Oil closed last week with minimal gains, settling just above $80 per barrel WTI.

It appears that much of the commodity speculation has moved into cocoa, leaving oil at the mercy of longer trends.

WTI has been trading in a bullish range since mid-December, and since the beginning of last week, a further pullback from the upper boundary has been indicated. The logical course of events is now a correction to the lower boundary of the channel, which is now at $76.4, adding around $0.4 per day.

On the way down, the oil will encounter two important support levels. The first is the 200-day moving average (now at $78.4) and the 50-day average ($77.2). Both lines are pointing up, and there is a "golden cross" formation, which adds to the speculative interest.

Friday's data showed a decline in the total number of active drilling rigs to 624. This figure has been relatively stable since last November, after falling since the beginning of 2023.

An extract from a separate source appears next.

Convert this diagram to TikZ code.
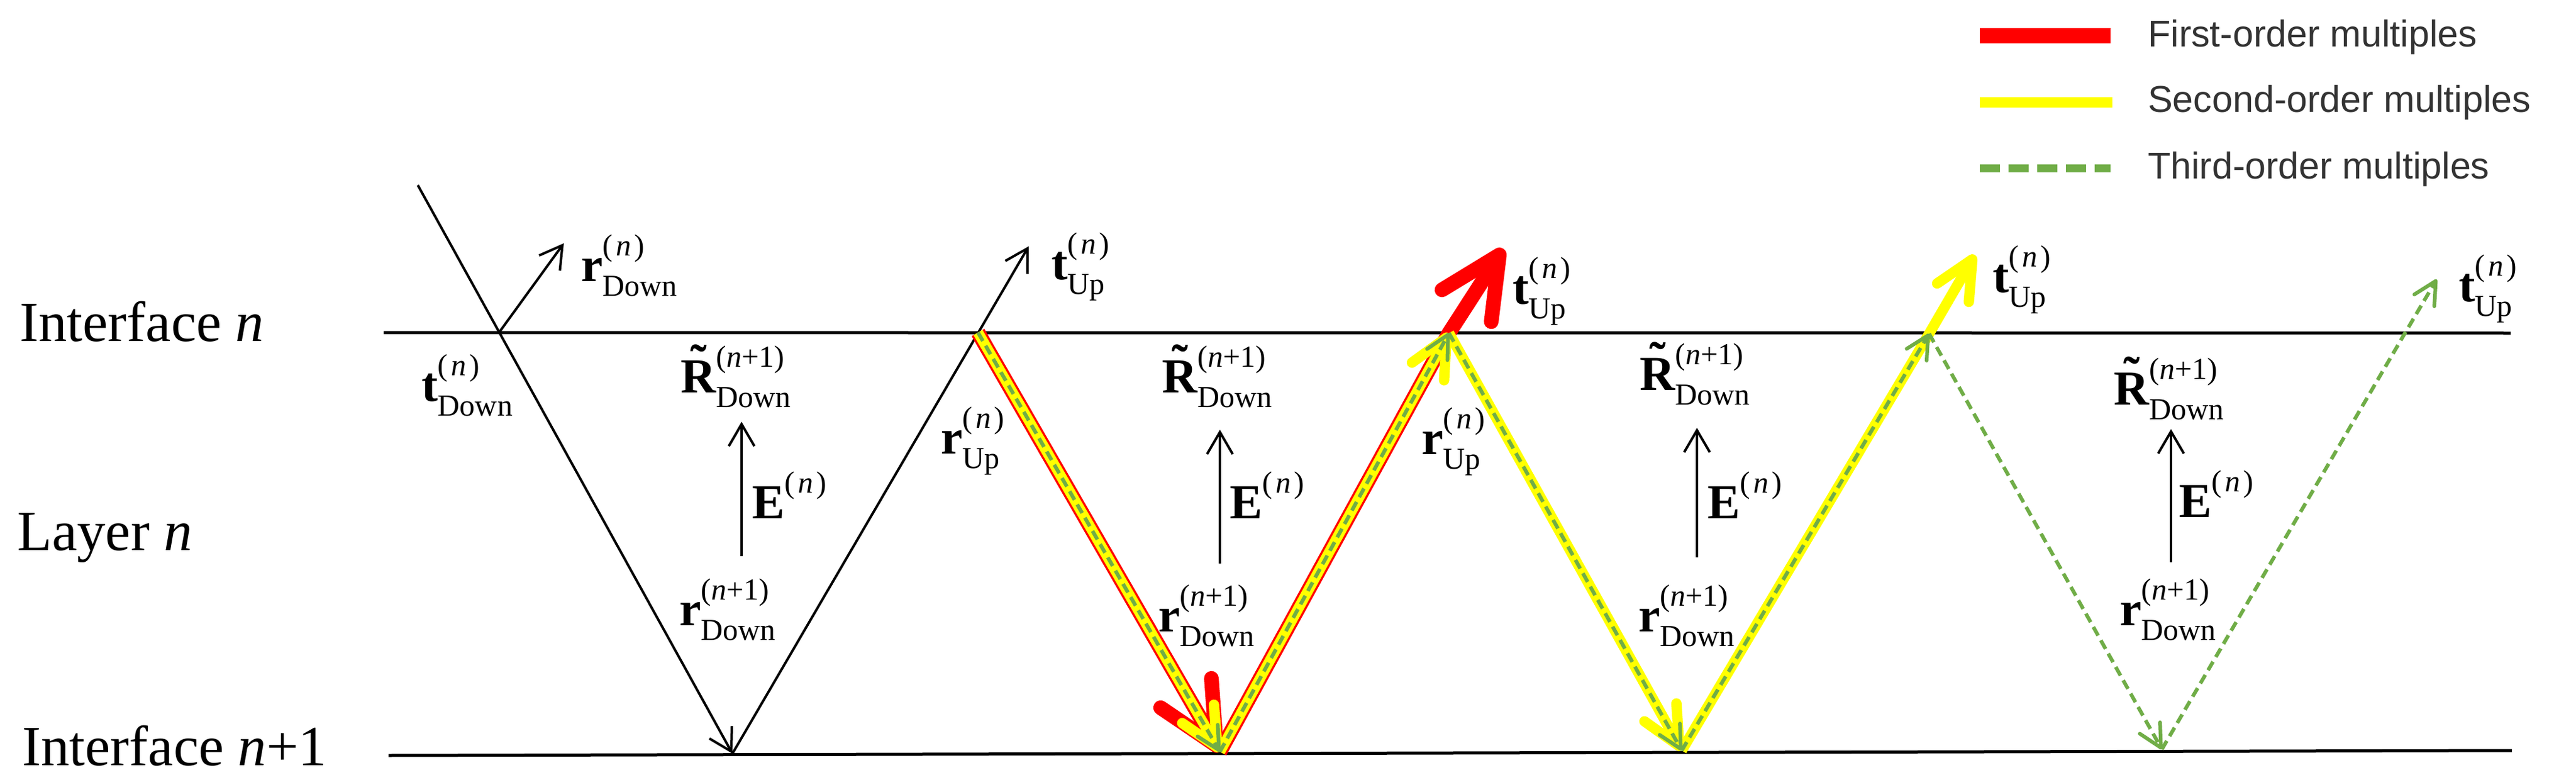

There is also no upward trend in oil production, which has fallen back to 13.1 million bpd in recent weeks after hitting a record 13.3 million in February.

This passivity on the part of producers is a bullish sign for oil, as China's economic stimulus and India's excellent health are the two countries with the greatest potential to boost demand. Meanwhile, supply remains constrained by OPEC+ quotas.

However, it may well be that oil's rise will be smooth and largely out of sight of active speculators until it passes $90. Out of the trading range from August 2022. Oil's ability to go higher promises to attract the attention of speculators and central bankers alike, with implications for monetary policy via consumer prices.